Hello Pluto! You were discovered in the year I was born. Were you named after my imaginary childhood friend, Mickey Mouse’s dog – or was it the other way about? I really would like to know!
Funny thing, the human imagination. I see already that one of the dark areas of Pluto’s moon has been designated ‘Mordor’ by our scientist friends. Are we planting human hang-ups into other parts of the solar system? The same way that we assume any interstellar interaction to be a copy of the way we behave on planet Earth?
As Anthony Duncan remarks in his recent book “To Think Without Fear” :
‘We project our own problems upon others and we project our own hostilities and insecurities upon everything strange or alien. Our mental images of inter-planetary travel are demonised by our obsession with “Star Wars”. Being children of Adam and Eve, we take it for granted that Cain will always kill Abel. Our first instinct (faithfully manifested in our fictional literature) is to call in the military!’
‘I refer, of course, to that phenomenon generally known as the Unidentified Flying Object, or more popularly, as The Flying Saucer.
‘This phenomenon carries with it something of a blessing in that it throws all our learned disciplines into an equal measure of disarray. It challenges every respectable world-view and is, needless to say, the subject both of silly official “cover-ups” and of the consequent – and increasingly threadbare – “disinformation” campaigns that accompany such activities.
‘We are bound, sooner or later nevertheless, to ask ourselves at least a minimal number of the questions these phenomena suggest.
‘What is it that appears, and disappears, both from our sight and from our radar screens and appears to defy all known laws of flight and aerodynamics?
‘What is it that defies our present knowledge of astronomy, of physics, of astrophysics and all the rest? Where do these things come from, and how, and why do they come at all?
‘What is this that, by its very nature, must constitute a challenge to the religious insight and theological thought of every kind? What might its relevance be, in the context of such insights as we have? Why is this challenge unheeded and why does the theological mind remain firmly and comfortably buried, ostrich-like, in the sand?

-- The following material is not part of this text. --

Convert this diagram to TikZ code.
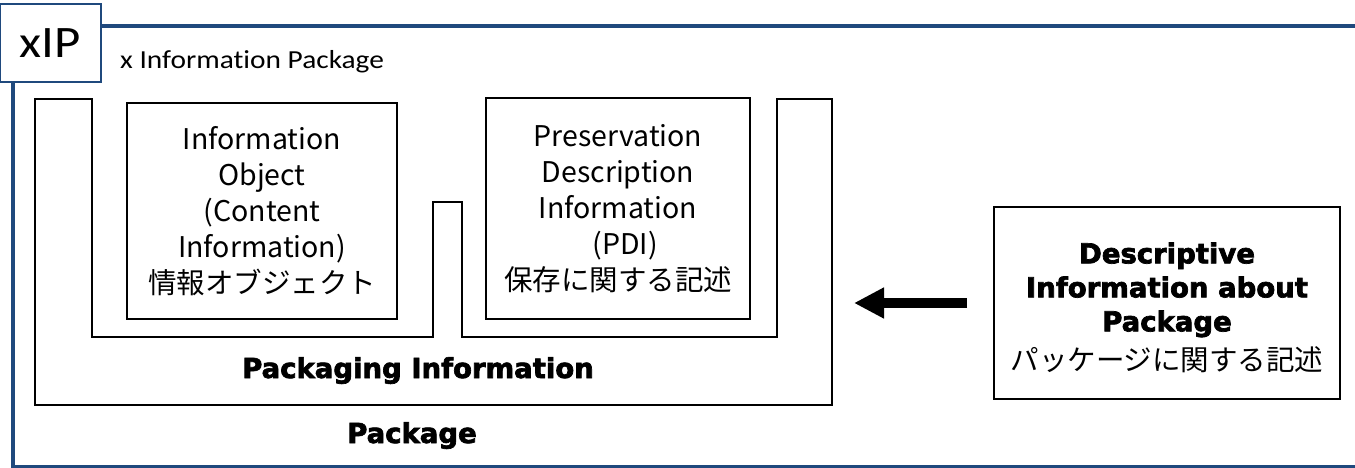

‘What of the ever-growing multitude of reported encounters with human-like, or humanoid, beings connected with U.F.Os? What of the considerable number of reported abductions and return, or men, women and children? What of their examinations by curious and evidently interested – but essentially benevolent – humanoids, clearly anxious not to cause harm?
‘Our world-views are challenged and, as a consequence, the challenge is either ignored or denied. We retreat into compartmental thinking and, at best, give this kind of experience a watertight compartment of its own. Witnesses are usually said to have been the victims of hallucination, suggestion – almost anything as long as they don’t have to be taken threateningly seriously. Seldom does “the scientific” reveal itself as being so subjective and essentially unscientific as – in some at least – of its dealings with those who claim encounter with persons who would appear to be extra-terrestrial.’
Anthony Duncan speaks not without some personal experience: ‘Some two or three years ago we became aware of being “visited” in some way, usually at night, by persons who we came to understand as alien to our own Earth and humanity....’
As a consequence his book ‘To Think Without Fear – the Challenge of the Extra-Terrestrial’ came to be written in an endeavour to answer some of the questions – both scientific and theological – thus raised.